**Your goal**
Starting at the top of the listing, extract every line up to and including the one with "y_ticks = [0.20, 0.25, 0.30, 0.35, 0.40, 0.45]". Pictures stay out of the copy.
------ Exercise materials ------
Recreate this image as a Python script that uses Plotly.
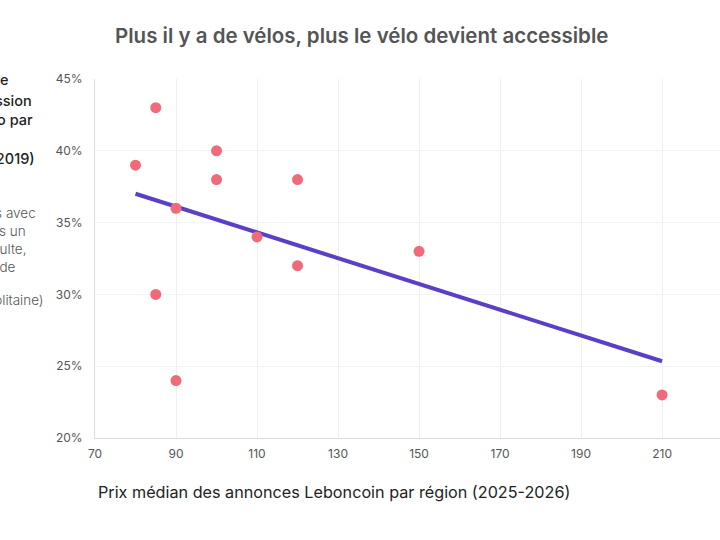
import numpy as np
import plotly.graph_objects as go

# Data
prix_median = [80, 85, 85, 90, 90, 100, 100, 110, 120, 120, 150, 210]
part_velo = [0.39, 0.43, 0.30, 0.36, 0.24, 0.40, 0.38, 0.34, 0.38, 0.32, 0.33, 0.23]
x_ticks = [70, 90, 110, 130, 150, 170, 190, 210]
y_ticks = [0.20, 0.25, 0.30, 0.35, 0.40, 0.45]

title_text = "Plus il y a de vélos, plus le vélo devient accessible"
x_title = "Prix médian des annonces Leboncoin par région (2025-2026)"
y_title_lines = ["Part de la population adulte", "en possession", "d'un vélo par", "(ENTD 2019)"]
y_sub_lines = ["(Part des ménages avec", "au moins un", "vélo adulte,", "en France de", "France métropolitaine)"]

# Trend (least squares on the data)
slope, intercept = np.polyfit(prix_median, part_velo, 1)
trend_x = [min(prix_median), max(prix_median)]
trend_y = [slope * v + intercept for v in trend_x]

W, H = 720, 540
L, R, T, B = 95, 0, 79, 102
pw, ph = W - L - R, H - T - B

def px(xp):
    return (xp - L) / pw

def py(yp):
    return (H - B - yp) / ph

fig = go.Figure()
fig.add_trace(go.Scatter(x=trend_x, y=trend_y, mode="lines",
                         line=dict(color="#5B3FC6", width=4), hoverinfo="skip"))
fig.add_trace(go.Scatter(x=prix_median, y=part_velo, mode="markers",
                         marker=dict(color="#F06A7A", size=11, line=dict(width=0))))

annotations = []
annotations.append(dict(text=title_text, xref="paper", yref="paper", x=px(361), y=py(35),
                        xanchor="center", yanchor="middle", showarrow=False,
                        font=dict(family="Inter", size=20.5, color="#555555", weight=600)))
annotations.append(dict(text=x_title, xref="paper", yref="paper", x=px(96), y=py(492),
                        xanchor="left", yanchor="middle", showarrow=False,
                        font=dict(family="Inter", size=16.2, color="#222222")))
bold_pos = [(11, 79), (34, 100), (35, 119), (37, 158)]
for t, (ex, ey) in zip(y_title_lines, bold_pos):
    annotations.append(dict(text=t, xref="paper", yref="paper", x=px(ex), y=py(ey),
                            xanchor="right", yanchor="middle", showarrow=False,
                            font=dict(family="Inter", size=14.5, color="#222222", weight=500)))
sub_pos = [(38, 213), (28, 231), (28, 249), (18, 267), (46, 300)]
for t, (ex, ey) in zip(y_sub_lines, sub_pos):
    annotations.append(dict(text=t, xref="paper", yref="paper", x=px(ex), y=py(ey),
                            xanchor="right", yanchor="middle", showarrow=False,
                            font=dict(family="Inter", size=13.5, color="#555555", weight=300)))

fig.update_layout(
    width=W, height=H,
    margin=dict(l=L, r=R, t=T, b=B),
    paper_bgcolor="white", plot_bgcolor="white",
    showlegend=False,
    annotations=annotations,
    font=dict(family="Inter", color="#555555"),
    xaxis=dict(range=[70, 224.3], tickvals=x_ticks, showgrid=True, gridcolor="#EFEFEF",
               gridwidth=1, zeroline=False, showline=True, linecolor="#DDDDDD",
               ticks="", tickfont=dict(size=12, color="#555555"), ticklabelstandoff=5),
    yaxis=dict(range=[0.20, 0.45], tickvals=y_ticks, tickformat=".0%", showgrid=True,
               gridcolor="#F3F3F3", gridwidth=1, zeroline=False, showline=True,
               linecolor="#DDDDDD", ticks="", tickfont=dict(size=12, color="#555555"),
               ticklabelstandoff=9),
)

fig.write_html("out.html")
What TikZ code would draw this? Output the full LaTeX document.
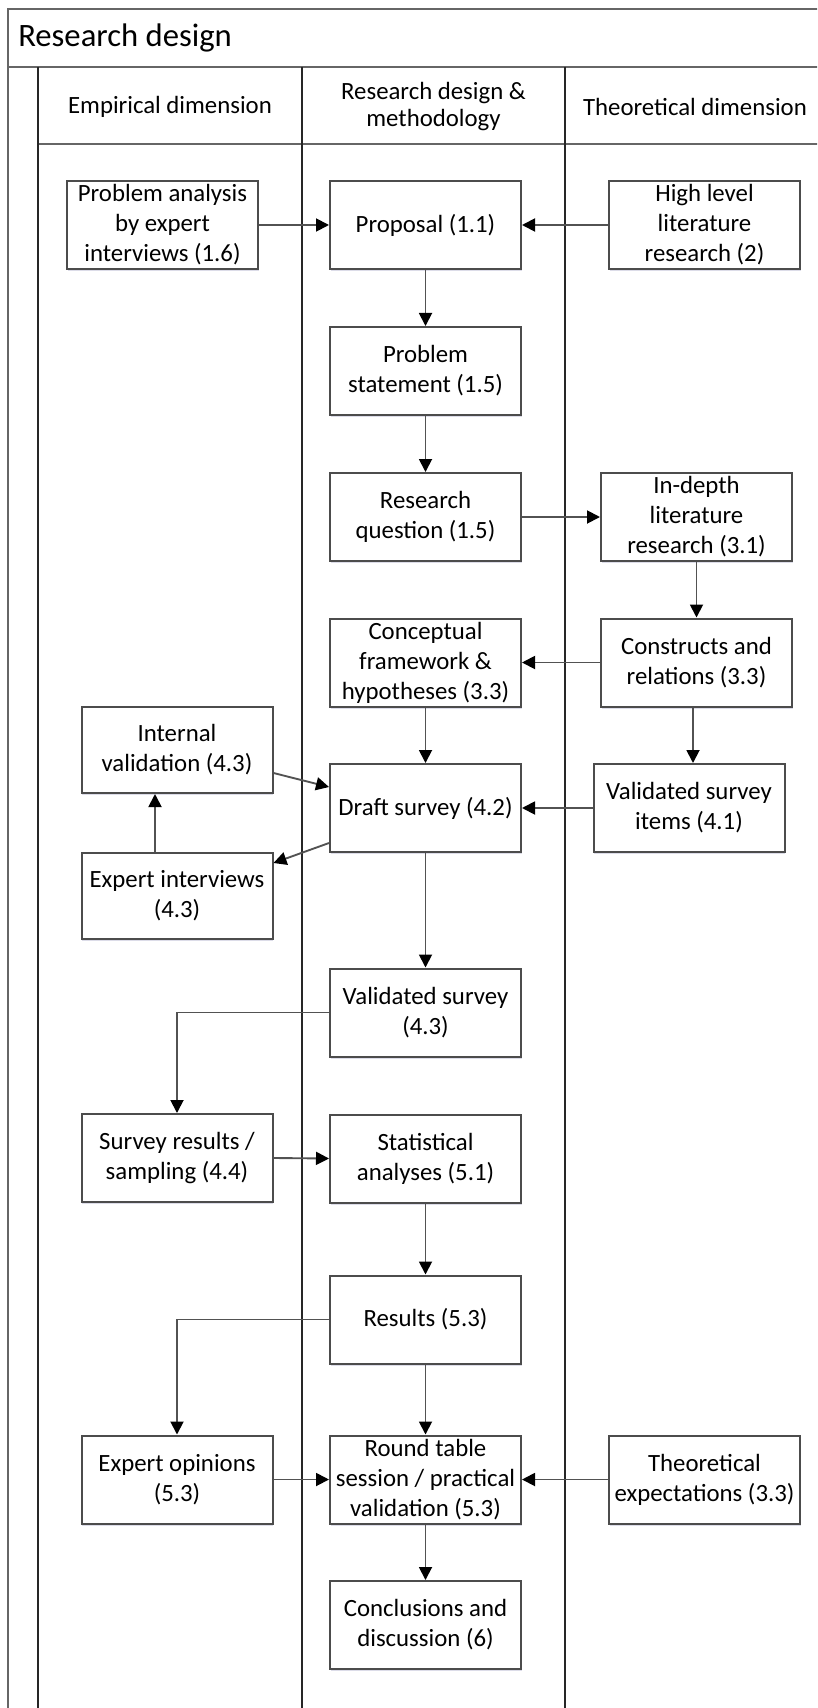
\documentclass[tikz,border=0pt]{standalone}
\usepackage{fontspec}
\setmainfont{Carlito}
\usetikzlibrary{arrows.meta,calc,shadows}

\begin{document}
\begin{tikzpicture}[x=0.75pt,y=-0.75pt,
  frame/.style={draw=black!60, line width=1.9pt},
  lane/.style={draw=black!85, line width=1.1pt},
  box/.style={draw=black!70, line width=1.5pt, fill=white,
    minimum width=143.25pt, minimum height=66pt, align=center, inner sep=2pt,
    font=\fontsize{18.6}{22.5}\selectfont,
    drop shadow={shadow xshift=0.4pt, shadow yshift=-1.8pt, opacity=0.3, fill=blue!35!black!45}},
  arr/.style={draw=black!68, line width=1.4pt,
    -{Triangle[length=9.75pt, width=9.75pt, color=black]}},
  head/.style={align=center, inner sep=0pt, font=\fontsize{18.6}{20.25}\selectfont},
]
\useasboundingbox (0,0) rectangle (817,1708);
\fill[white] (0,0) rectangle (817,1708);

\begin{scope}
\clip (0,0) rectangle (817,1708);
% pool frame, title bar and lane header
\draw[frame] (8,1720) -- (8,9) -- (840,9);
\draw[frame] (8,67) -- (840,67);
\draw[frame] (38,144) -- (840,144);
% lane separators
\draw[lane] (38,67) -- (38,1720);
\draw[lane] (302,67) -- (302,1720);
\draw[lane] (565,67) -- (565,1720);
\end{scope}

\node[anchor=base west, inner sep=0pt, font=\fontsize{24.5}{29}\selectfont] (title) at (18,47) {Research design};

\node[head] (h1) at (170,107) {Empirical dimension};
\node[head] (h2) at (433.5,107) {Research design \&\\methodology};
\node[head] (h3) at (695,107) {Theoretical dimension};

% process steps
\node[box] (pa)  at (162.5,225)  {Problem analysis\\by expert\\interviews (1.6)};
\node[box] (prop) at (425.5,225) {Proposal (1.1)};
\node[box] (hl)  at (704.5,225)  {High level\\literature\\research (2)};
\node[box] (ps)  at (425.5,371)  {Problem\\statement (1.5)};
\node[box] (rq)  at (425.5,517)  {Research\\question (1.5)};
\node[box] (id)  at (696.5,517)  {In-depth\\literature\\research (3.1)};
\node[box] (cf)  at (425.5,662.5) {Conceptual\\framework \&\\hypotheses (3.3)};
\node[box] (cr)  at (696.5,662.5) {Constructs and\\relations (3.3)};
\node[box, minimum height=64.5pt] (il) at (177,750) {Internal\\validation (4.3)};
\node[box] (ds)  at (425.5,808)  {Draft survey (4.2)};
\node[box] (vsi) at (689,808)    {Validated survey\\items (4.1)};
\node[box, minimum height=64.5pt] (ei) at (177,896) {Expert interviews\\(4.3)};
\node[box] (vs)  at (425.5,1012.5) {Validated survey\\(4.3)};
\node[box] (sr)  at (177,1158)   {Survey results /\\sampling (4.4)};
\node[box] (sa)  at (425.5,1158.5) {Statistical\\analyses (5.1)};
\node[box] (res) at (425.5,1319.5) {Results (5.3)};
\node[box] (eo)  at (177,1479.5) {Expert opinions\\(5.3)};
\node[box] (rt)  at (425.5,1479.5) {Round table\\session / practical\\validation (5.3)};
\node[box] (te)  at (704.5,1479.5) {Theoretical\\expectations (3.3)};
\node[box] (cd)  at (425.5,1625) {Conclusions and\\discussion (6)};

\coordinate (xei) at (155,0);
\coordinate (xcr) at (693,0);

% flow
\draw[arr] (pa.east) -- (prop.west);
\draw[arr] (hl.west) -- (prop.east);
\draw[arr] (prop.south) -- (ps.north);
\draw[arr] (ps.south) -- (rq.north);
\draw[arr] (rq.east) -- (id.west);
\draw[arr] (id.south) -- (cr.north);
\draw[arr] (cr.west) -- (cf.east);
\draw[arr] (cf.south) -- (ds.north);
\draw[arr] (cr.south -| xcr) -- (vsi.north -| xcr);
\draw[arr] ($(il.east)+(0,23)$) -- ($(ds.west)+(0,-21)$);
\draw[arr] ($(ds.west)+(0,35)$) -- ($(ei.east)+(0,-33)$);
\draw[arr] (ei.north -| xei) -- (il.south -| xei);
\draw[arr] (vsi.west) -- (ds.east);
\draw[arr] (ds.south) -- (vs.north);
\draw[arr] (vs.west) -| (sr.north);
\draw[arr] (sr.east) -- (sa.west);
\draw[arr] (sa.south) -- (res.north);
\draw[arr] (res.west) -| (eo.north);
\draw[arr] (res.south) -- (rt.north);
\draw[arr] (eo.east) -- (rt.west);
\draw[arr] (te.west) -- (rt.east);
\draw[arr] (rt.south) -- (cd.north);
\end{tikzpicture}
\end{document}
------
**Expected output**
Recreate this image as a Python script that uses Plotly.
import numpy as np
import plotly.graph_objects as go

# Data
prix_median = [80, 85, 85, 90, 90, 100, 100, 110, 120, 120, 150, 210]
part_velo = [0.39, 0.43, 0.30, 0.36, 0.24, 0.40, 0.38, 0.34, 0.38, 0.32, 0.33, 0.23]
x_ticks = [70, 90, 110, 130, 150, 170, 190, 210]
y_ticks = [0.20, 0.25, 0.30, 0.35, 0.40, 0.45]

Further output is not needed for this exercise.